Pharmaziestudentin zur Lage in der Türkei

Eine Katastrophe für Wissenschaftler

Stuttgart - 29.07.2016, 08:00 Uhr

Für die Teilnahme am Austauschprogramm gab es Zertifikate für die Freiburger Pharmaziestudenten. (Foto: Gabriel Zea)

Für die Teilnahme am Austauschprogramm gab es Zertifikate für die Freiburger Pharmaziestudenten. (Foto: Gabriel Zea)


Freie Meinungsäußerung geht gerade kaum

DAZ.online: Sind Sie noch in Kontakt mit den türkischen Studenten – und haben Sie mitbekommen, wie sie den Putschversuch und seine Folgen erlebt haben?

Dalig: Ja, wir haben eine Facebook-Gruppe, und mit manchen schreibe ich persönlich. Vom Putsch waren wir alle natürlich sehr schockiert. Aber gerade die, mit denen ich Kontakt hatte, haben oft Positionen in der Studierendenvertretung und sind jetzt sehr zurückhaltend, sich zu äußern. Freie Meinungsäußerung geht halt gerade nicht so richtig. Wir müssen alle sehr vorsichtig sein, über welche Plattform wir kommunizieren.

Weil meine Freunde betroffen sind, nehme ich es nun ganz anders wahr. Das ist ein Vorteil, den diese Projekte haben: Man interessiert sich viel mehr für das, was in der Welt passiert, weil man einen persönlichen Bezug hat. Ich habe von einer Studentin gehört, deren Eltern Richter sind. Sie wollte eigentlich Jura studieren – aber ihre Eltern haben ihr abgeraten. Stattdessen solle sie besser etwas studieren, womit sie im Ausland arbeiten kann.

(Foto: Stephan Tang)
Dorothea Dalig

EU als sicherer Hafen

DAZ.online: Inzwischen hat die Regierung von Erdogan türkischen Wissenschaftlern ja verboten, im Ausland zu arbeiten – und im Ausland tätige Wissenschaftler aufgerufen, zurückzukommen.
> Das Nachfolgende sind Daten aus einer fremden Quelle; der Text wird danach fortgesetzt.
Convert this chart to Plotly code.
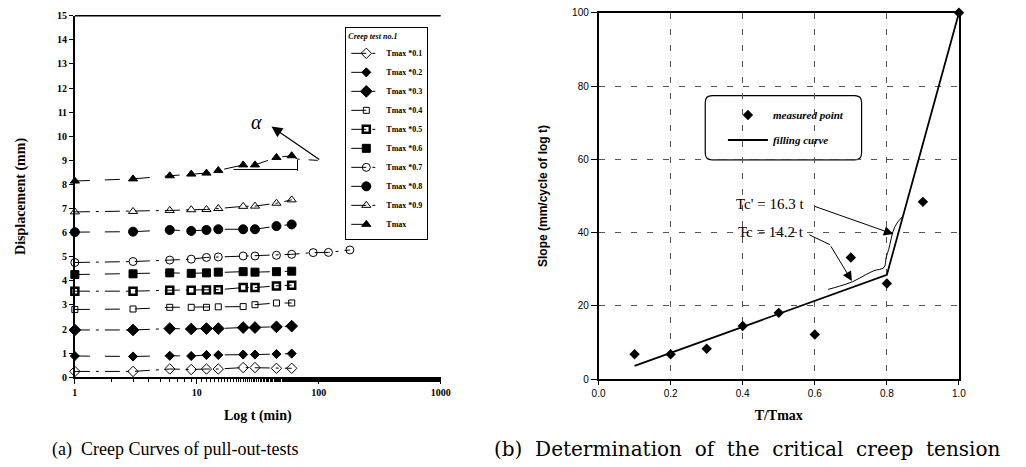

Das ist natürlich eine persönliche Katastrophe für die Wissenschaftler – aber auch für das ganze System. Gerade die Forschung lebt ja davon, dass Wissenschaftler ihre Ergebnisse frei austauschen können. Das ist jetzt sehr eingeschränkt. Wir würden uns stattdessen wünschen, dass wir mit dem Austausch den Grundstein für weitere Kooperationen legen, dass wir beispielsweise zukünftig zusammen forschen könnten. Es wäre sehr schön, wenn das politisch möglich wäre.
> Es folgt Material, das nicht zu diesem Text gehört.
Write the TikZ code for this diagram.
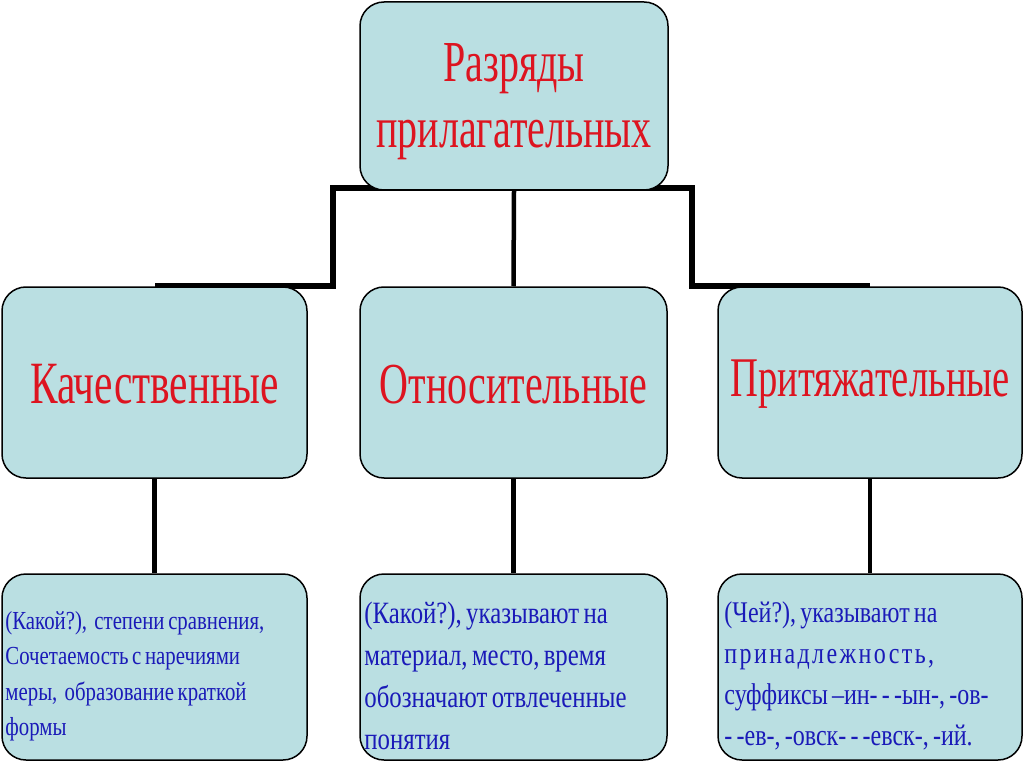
\documentclass[tikz,border=0pt]{standalone}
\usepackage{fontspec}
\setmainfont{Liberation Serif}
\newfontfamily\headfont[FakeStretch=0.69]{Liberation Serif}
\newfontfamily\bodyfont[FakeStretch=0.8,WordSpace=0.7]{Liberation Serif}
\usetikzlibrary{backgrounds}
\definecolor{boxfill}{HTML}{BADFE2}
\definecolor{headred}{HTML}{DD1420}
\definecolor{bodyblue}{HTML}{1A1AB8}
\tikzset{
  box/.style={draw=black, line width=1.5pt, fill=boxfill, rounded corners=24pt, inner sep=0pt},
  headtext/.style={font=\headfont\fontsize{58}{66}\selectfont, text=headred, align=center, inner sep=0pt},
  infotext/.style={text=bodyblue, align=left, inner sep=0pt, anchor=west},
  conn/.style={line width=6pt, draw=black},
  connthin/.style={line width=4.5pt, draw=black}
}
\begin{document}
\begin{tikzpicture}[x=1pt,y=-1pt]
\useasboundingbox (0,0) rectangle (1024,767);
% top
\node[box, minimum width=308pt, minimum height=188pt] (top) at (514,96) {};
\node[headtext] (topt) at ([yshift=-6pt]top.center) {Разряды\\прилагательных};
% middle row
\node[box, minimum width=305pt, minimum height=191pt] (a) at (154.5,382.5) {};
\node[box, minimum width=307pt, minimum height=191pt] (b) at (513.5,382.5) {};
\node[box, minimum width=304pt, minimum height=191pt] (c) at (870,382.5) {};
\node[headtext, font=\headfont\fontsize{60}{66}\selectfont] (at) at ([yshift=-2pt]a.center) {Качественные};
\node[headtext] (bt) at ([yshift=-2pt]b.center) {Относительные};
\node[headtext, font=\headfont\fontsize{56}{66}\selectfont] (ct) at ([yshift=-2pt]c.center) {Притяжательные};
% bottom row
\node[box, minimum width=305pt, minimum height=186pt] (a2) at (154.5,667) {};
\node[box, minimum width=307pt, minimum height=186pt] (b2) at (513.5,667) {};
\node[box, minimum width=304pt, minimum height=186pt] (c2) at (870,667) {};
\node[infotext, font=\bodyfont\fontsize{26}{35.5}\selectfont] (a2t) at ([xshift=4pt,yshift=-9pt]a2.west)
  {(Какой?),\ \ степени сравнения,\\Сочетаемость с наречиями\\меры,\ \ образование краткой\\формы};
\node[infotext, font=\bodyfont\fontsize{31}{42}\selectfont] (b2t) at ([xshift=5pt,yshift=-9pt]b2.west)
  {(Какой?), указывают на\\материал, место, время\\обозначают отвлеченные\\понятия};
\node[infotext, font=\bodyfont\fontsize{30}{41}\selectfont] (c2t) at ([xshift=7pt,yshift=-9pt]c2.west)
  {(Чей?), указывают на\\{\addfontfeatures{LetterSpace=8}принадлежность,}\\суффиксы –ин-\ - -ын-, -ов-\\-\ -ев-, -овск-\ - -евск-, -ий.};
\coordinate (jl) at (333,188);
\coordinate (jr) at (692,188);
\begin{scope}[on background layer]
  \draw[conn] ([xshift=-3pt]jl) -- ([xshift=3pt]jr);
  \draw[conn] (jl) |- (a.north);
  \draw[conn] (jr) |- (c.north);
  \draw[connthin] (top.south) -- (b.north);
  \draw[connthin] (a.south) -- (a2.north);
  \draw[connthin] (b.south) -- (b2.north);
  \draw[connthin] (c.south) -- (c2.north);
\end{scope}
\end{tikzpicture}
\end{document}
DAZ.online: Was ist denn die wichtigste Botschaft, die Sie für sich wieder mit nach Hause genommen haben?

Dalig: Das zu schätzen, was wir hier mit der EU haben. Eine türkische Studentin hat mir gesagt, dass die EU für sie der sichere Hafen ist, in dem die Demokratie fest etabliert ist. Wenn ich morgen in der Zeitung schreiben möchte, Merkel ist blöd, kann ich das machen. Doch die Studentin macht sich – beispielsweise angesichts des Brexits – auch Sorgen um die Zukunft Europas.